Last week, gold continued to trade within its established range.
The latest weekly gold survey showed that market analysts were divided into bullish and neutral camps, while retail investors were waiting for prices to break out of the recent range, either upwards or downwards.
James Stanley, senior market strategist at Forex.com, sees the potential for gold to rise this week.
Colin Cieszynski, Chief Market Strategist at SIA Wealth Management, maintains a neutral stance. According to him, since gold has been trading sideways since the beginning of September, and most of the major market news for this month has already been released, the precious metal may continue its consolidation until the end of the quarter.

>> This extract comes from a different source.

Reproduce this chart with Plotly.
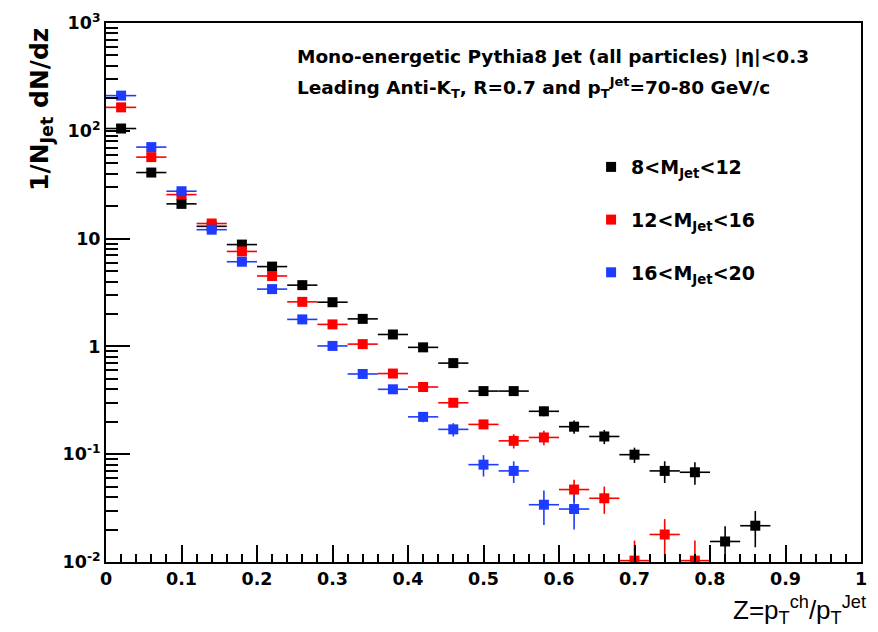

On Friday last week, 13 Wall Street analysts participated in a gold survey. Six of them, or 46%, expected price increases for the current week. Five analysts, or 38%, had a neutral outlook, and only two analysts, or 15%, predicted price declines.
In online polls, there were 591 votes cast. Of these, 292 respondents, or 49%, expected price increases for the current week. 208, or 35%, anticipated price decreases, while 91 voters, or 15%, were neutral.
According to the latest investor survey, gold prices are expected to trade around $1,936 per ounce, which is $12 higher than last week's forecast.
Bob Haberkorn, Senior Commodities Broker at RJO Futures, believes that gold prices will remain in the current range as people digest the Federal Reserve's interest rate decision.
Marc Chandler, Managing Director at Bannockburn Global Forex, shares a similar opinion.
Meanwhile, the President of Adrian Day Asset Management, Adrian Day, predicts an increase in prices in the near future because inflation is not over, and the economy is heading towards a recession, which he believes creates favorable conditions for gold.
This week will see the release of numerous economic data, although they may not be as influential as the Federal Open Market Committee's rate decision last week. Key economic data includes U.S. GDP and PCE for the second quarter and August, surveys from the Federal Reserve Banks of Dallas, Chicago, Michigan, and Richmond, as well as August sales of durable goods and pending home sales.